A British-Ghanaian architect has designed what would be the among the tallest buildings in the western hemisphere to be a statement of black achievement in New York City.
Sir David Adjaye’s 1,663ft Affirmation Tower is one of the proposals for a prime real-estate site in Manhattan, and its $3.5 billion cost would be funded largely by African-American companies, its developer said.
Its striking design features five box-like structures which increase in size from the bottom up, making the building look upside-down.
Don Peebles, the chief executive of Peebles Corp and one of the most prominent black developers in America, told The Wall Street Journal the skyscraper’s white terrazzo-clad façade pattern is supposed to resemble pick combs that many black people “tucked into their Afros back in the day”.
The pioneering civil rights group the National Association for the Advancement of Colored People (NAACP) would be among the first tenants.
Adjaye, 55, is perhaps best-known for the National Museum of African American History and Culture in Washington.
Affirmation Tower would include at least two hotels, a skating rink, an entertainment complex and a rooftop restaurant, according to developers.

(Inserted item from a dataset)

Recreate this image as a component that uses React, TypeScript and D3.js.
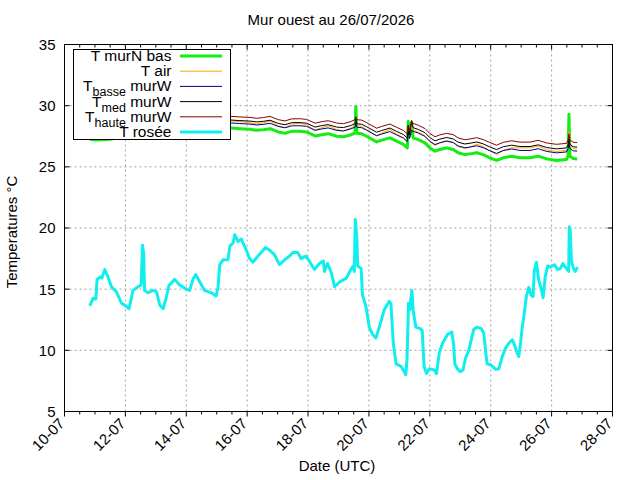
import React from 'react';
import * as d3 from 'd3';

// day offsets from 10-07-2026 00:00 UTC, shared by the wall / air series
const wallDays = [0.83, 1.0, 1.5, 2.0, 2.5, 3.0, 3.5, 4.0, 4.5, 5.0, 5.5, 5.76, 6.09, 6.31, 6.53, 6.75, 7.02, 7.24, 7.46, 7.73, 7.95, 8.23, 8.45, 8.66, 8.94, 9.16, 9.38, 9.54, 9.57, 9.6, 9.76, 9.92, 10.25, 10.42, 10.69, 10.91, 11.13, 11.26, 11.29, 11.33, 11.4, 11.45, 11.62, 11.84, 12.0, 12.17, 12.33, 12.55, 12.77, 12.93, 13.15, 13.32, 13.54, 13.75, 13.97, 14.19, 14.41, 14.69, 14.96, 15.29, 15.56, 15.84, 16.16, 16.49, 16.54, 16.57, 16.6, 16.71, 16.84];
const tMurNBas = [27.25, 27.2, 27.25, 27.5, 27.7, 27.8, 27.9, 28.0, 28.1, 28.2, 28.17, 28.12, 28.07, 27.99, 28.04, 28.12, 27.85, 27.74, 27.9, 27.9, 27.85, 27.52, 27.63, 27.71, 27.5, 27.45, 27.6, 27.75, 29.95, 27.75, 27.7, 27.5, 27.04, 27.18, 27.37, 27.1, 26.83, 26.55, 28.7, 27.5, 28.6, 27.37, 27.23, 26.96, 26.55, 26.28, 26.42, 26.55, 26.42, 26.15, 26.0, 26.06, 26.15, 26.0, 25.74, 25.52, 25.74, 25.87, 25.74, 25.74, 25.87, 25.65, 25.52, 25.6, 25.87, 29.3, 25.87, 25.68, 25.65];
const tAir = [27.7, 27.65, 27.75, 28.0, 28.2, 28.3, 28.4, 28.55, 28.65, 28.75, 28.75, 28.7, 28.6, 28.5, 28.6, 28.75, 28.35, 28.2, 28.5, 28.55, 28.45, 28.0, 28.2, 28.35, 28.05, 27.95, 28.15, 28.35, 28.75, 28.4, 28.3, 28.05, 27.55, 27.75, 28.05, 27.7, 27.35, 27.1, 28.1, 27.4, 28.3, 28.0, 27.85, 27.55, 27.05, 26.75, 26.95, 27.15, 27.0, 26.65, 26.5, 26.6, 26.85, 26.65, 26.3, 26.0, 26.35, 26.55, 26.55, 26.55, 26.7, 26.4, 26.25, 26.35, 26.6, 27.9, 26.8, 26.5, 26.45];
const tBasse = [27.62, 27.57, 27.63, 27.84, 28.05, 28.16, 28.27, 28.38, 28.49, 28.6, 28.58, 28.54, 28.49, 28.42, 28.47, 28.56, 28.3, 28.19, 28.35, 28.36, 28.31, 27.98, 28.1, 28.18, 27.98, 27.93, 28.08, 28.24, 28.6, 28.24, 28.2, 28.0, 27.54, 27.68, 27.88, 27.61, 27.35, 27.07, 27.9, 27.3, 28.0, 27.9, 27.76, 27.49, 27.09, 26.82, 26.97, 27.1, 26.98, 26.71, 26.56, 26.62, 26.72, 26.57, 26.32, 26.1, 26.33, 26.46, 26.34, 26.34, 26.48, 26.26, 26.14, 26.22, 26.5, 26.9, 26.5, 26.31, 26.28];
const tMed = [27.82, 27.78, 27.84, 28.06, 28.27, 28.38, 28.5, 28.61, 28.73, 28.84, 28.82, 28.78, 28.74, 28.67, 28.72, 28.81, 28.55, 28.44, 28.61, 28.62, 28.57, 28.25, 28.37, 28.45, 28.25, 28.21, 28.36, 28.52, 28.95, 28.52, 28.48, 28.28, 27.83, 27.97, 28.17, 27.9, 27.64, 27.36, 28.4, 27.6, 28.7, 28.2, 28.06, 27.79, 27.39, 27.12, 27.27, 27.4, 27.28, 27.01, 26.87, 26.93, 27.03, 26.88, 26.63, 26.41, 26.64, 26.77, 26.66, 26.66, 26.8, 26.58, 26.47, 26.55, 26.8, 27.3, 26.85, 26.64, 26.61];
const tHaute = [28.08, 28.04, 28.1, 28.32, 28.54, 28.66, 28.78, 28.89, 29.01, 29.13, 29.12, 29.08, 29.04, 28.97, 29.03, 29.12, 28.86, 28.75, 28.92, 28.93, 28.88, 28.57, 28.69, 28.77, 28.58, 28.53, 28.68, 28.85, 29.1, 28.85, 28.82, 28.62, 28.16, 28.3, 28.5, 28.23, 27.98, 27.7, 28.3, 28.0, 28.8, 28.55, 28.4, 28.13, 27.73, 27.46, 27.61, 27.74, 27.63, 27.36, 27.22, 27.28, 27.38, 27.23, 26.99, 26.77, 27.0, 27.13, 27.02, 27.02, 27.17, 26.95, 26.84, 26.92, 27.2, 27.7, 27.2, 27.01, 26.98];

const dewDays = [0.83, 0.94, 1.03, 1.07, 1.18, 1.23, 1.32, 1.43, 1.54, 1.70, 1.87, 1.98, 2.12, 2.25, 2.42, 2.52, 2.56, 2.60, 2.63, 2.74, 2.89, 3.02, 3.13, 3.24, 3.34, 3.43, 3.62, 3.78, 4.0, 4.11, 4.22, 4.31, 4.44, 4.60, 4.82, 4.98, 5.04, 5.10, 5.21, 5.37, 5.43, 5.54, 5.59, 5.70, 5.81, 5.86, 5.97, 6.08, 6.19, 6.35, 6.46, 6.60, 6.73, 6.9, 7.06, 7.23, 7.39, 7.5, 7.66, 7.77, 7.93, 8.04, 8.21, 8.37, 8.5, 8.54, 8.64, 8.77, 8.87, 9.04, 9.26, 9.37, 9.48, 9.52, 9.55, 9.6, 9.63, 9.74, 9.79, 9.9, 10.01, 10.12, 10.23, 10.34, 10.5, 10.66, 10.72, 10.8, 10.89, 11.05, 11.16, 11.21, 11.25, 11.3, 11.34, 11.41, 11.45, 11.54, 11.7, 11.75, 11.81, 11.89, 11.98, 12.14, 12.22, 12.31, 12.42, 12.58, 12.72, 12.78, 12.82, 12.9, 13.0, 13.09, 13.17, 13.28, 13.36, 13.44, 13.55, 13.68, 13.77, 13.83, 13.88, 14.01, 14.16, 14.27, 14.38, 14.49, 14.6, 14.71, 14.78, 14.87, 14.92, 14.98, 15.03, 15.1, 15.17, 15.25, 15.33, 15.39, 15.43, 15.5, 15.54, 15.57, 15.65, 15.72, 15.79, 15.87, 15.96, 16.09, 16.2, 16.29, 16.37, 16.48, 16.56, 16.58, 16.61, 16.65, 16.72, 16.78, 16.85];
const tRosee = [13.63, 14.26, 14.2, 15.8, 16.0, 15.9, 16.6, 16.0, 15.2, 14.8, 13.85, 13.7, 13.4, 14.9, 15.2, 15.35, 18.6, 17.9, 14.9, 14.7, 14.9, 14.8, 13.7, 13.4, 14.3, 15.3, 15.8, 15.35, 15.0, 14.9, 15.8, 16.2, 15.6, 14.9, 14.7, 14.45, 15.1, 17.0, 17.4, 17.4, 18.5, 18.8, 19.45, 18.9, 19.1, 18.8, 18.2, 17.5, 17.2, 17.7, 18.0, 18.4, 18.2, 17.8, 17.0, 17.4, 17.7, 18.0, 18.0, 17.5, 17.7, 17.3, 16.6, 17.1, 17.3, 16.45, 17.1, 16.3, 15.2, 15.6, 15.9, 16.45, 16.9, 16.45, 20.7, 19.3, 16.9, 16.7, 14.5, 13.6, 11.9, 11.3, 11.0, 11.9, 13.3, 14.0, 13.85, 10.6, 8.9, 8.7, 8.25, 8.0, 9.2, 13.85, 13.3, 14.9, 13.3, 11.9, 11.75, 11.6, 8.7, 8.1, 8.5, 8.4, 8.1, 9.8, 10.6, 11.3, 11.5, 10.5, 8.9, 8.5, 8.25, 8.4, 9.35, 10.0, 10.85, 11.7, 11.9, 11.8, 11.4, 10.0, 8.9, 8.8, 8.45, 8.5, 9.5, 10.2, 10.6, 10.85, 10.45, 9.75, 9.5, 10.6, 11.8, 13.0, 14.4, 15.15, 14.5, 14.4, 16.45, 17.2, 16.45, 15.8, 15.1, 14.3, 16.0, 16.9, 16.8, 17.0, 16.6, 16.7, 17.1, 16.7, 16.45, 20.1, 19.85, 17.3, 16.7, 16.45, 16.8];

const yTicks = [5, 10, 15, 20, 25, 30, 35];
const xTickDays = [0, 2, 4, 6, 8, 10, 12, 14, 16, 18];

const start = Date.UTC(2026, 6, 10);
const toDate = (d: number) => new Date(start + d * 864e5);

const W = 640, H = 480;
const left = 64.5, right = 612.5, top = 44.5, bottom = 411.5;
const font = 'Liberation Sans, Arial, Helvetica, sans-serif';

export default function App() {
    const x = d3.scaleUtc().domain([toDate(0), toDate(18)]).range([left, right]);
    const y = d3.scaleLinear().domain([5, 35]).range([bottom, top]);
    const fmt = d3.utcFormat('%d-%m');
    const minorTicks = d3.utcHour.every(12)!.range(toDate(0), toDate(18.01));

    const mk = (days: number[], vals: number[]) =>
        d3.line<number>().x((_, i) => x(toDate(days[i]))).y(v => y(v))(vals) || '';

    const series = [
        { label: ['T murN bas'], color: '#11ee11', width: 3, path: mk(wallDays, tMurNBas) },
        { label: ['T air'], color: '#ffa500', width: 1, path: mk(wallDays, tAir) },
        { label: ['T', 'basse', ' murW'], color: '#000080', width: 1, path: mk(wallDays, tBasse) },
        { label: ['T', 'med', ' murW'], color: '#000000', width: 1, path: mk(wallDays, tMed) },
        { label: ['T', 'haute', ' murW'], color: '#8b0000', width: 1, path: mk(wallDays, tHaute) },
        { label: ['T rosée'], color: '#11eeee', width: 3, path: mk(dewDays, tRosee) },
    ];

    return (
        <svg width={W} height={H} style={{ position: 'absolute', left: 0, top: 0, background: '#fff' }} fontFamily={font}>
            <rect width={W} height={H} fill="#fff" />
            {/* grid */}
            {xTickDays.slice(1, -1).map(d => (
                <line key={'gx' + d} x1={x(toDate(d))} x2={x(toDate(d))} y1={top} y2={bottom} stroke="#a0a0a0" strokeDasharray="2,3" />
            ))}
            {yTicks.slice(1, -1).map(v => (
                <line key={'gy' + v} x1={left} x2={right} y1={y(v)} y2={y(v)} stroke="#a0a0a0" strokeDasharray="2,3" />
            ))}
            {/* data */}
            {series.map((s, i) => (
                <path key={'s' + i} d={s.path} fill="none" stroke={s.color} strokeWidth={s.width} strokeLinejoin="round" />
            ))}
            {/* frame and ticks */}
            <rect x={left} y={top} width={right - left} height={bottom - top} fill="none" stroke="#000" />
            {minorTicks.map((t, i) => {
                const major = i % 4 === 0;
                const px = x(t);
                return (
                    <g key={'tx' + i}>
                        <line x1={px} x2={px} y1={top} y2={top + (major ? 5 : 3)} stroke="#000" />
                        <line x1={px} x2={px} y1={bottom} y2={bottom + (major ? 5 : 3)} stroke="#000" />
                    </g>
                );
            })}
            {yTicks.map(v => (
                <g key={'ty' + v}>
                    <line x1={left} x2={left + 5} y1={y(v)} y2={y(v)} stroke="#000" />
                    <line x1={right - 5} x2={right} y1={y(v)} y2={y(v)} stroke="#000" />
                    <text x={left - 9} y={y(v)} dy="0.36em" textAnchor="end" fontSize={15}>{v}</text>
                </g>
            ))}
            {xTickDays.map(d => {
                const px = x(toDate(d));
                return (
                    <text key={'lx' + d} transform={`translate(${px + 1},${bottom + 13}) rotate(-45)`} textAnchor="end" fontSize={15}>
                        {fmt(toDate(d))}
                    </text>
                );
            })}
            {/* titles */}
            <text x={331} y={25} textAnchor="middle" fontSize={15}>Mur ouest au 26/07/2026</text>
            <text x={337} y={471} textAnchor="middle" fontSize={15}>Date (UTC)</text>
            <text transform={`translate(17,232) rotate(-90)`} textAnchor="middle" fontSize={15}>Temperatures °C</text>
            {/* legend */}
            <rect x={73.5} y={49.5} width={157} height={90} fill="#fff" stroke="#000" />
            {series.map((s, i) => {
                const cy = 56 + i * 15.2;
                return (
                    <g key={'lg' + i}>
                        <text x={171.5} y={cy + 5} textAnchor="end" fontSize={15.5}>
                            {s.label.length === 1 ? s.label[0] : (
                                <>
                                    {s.label[0]}
                                    <tspan fontSize={12.5} dy={5}>{s.label[1]}</tspan>
                                    <tspan dy={-5}>{s.label[2]}</tspan>
                                </>
                            )}
                        </text>
                        <line x1={180} x2={222} y1={cy} y2={cy} stroke={s.color} strokeWidth={s.width} />
                    </g>
                );
            })}
        </svg>
    );
}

A plaza garden would feature tributes to famous black New Yorkers and the ground floor may include spaces for minority and female-owned retailers, Peebles said.
Adjaye, the son of a Ghanaian diplomat, was born in Tanzania and moved to London at the age of nine.
He is the recipient of the 2021 Royal Gold Medal, which is awarded annually by the Royal Institute of British Architects in recognition of a substantial contribution to international architecture, and was appointed OBE in 2017 for services to architecture.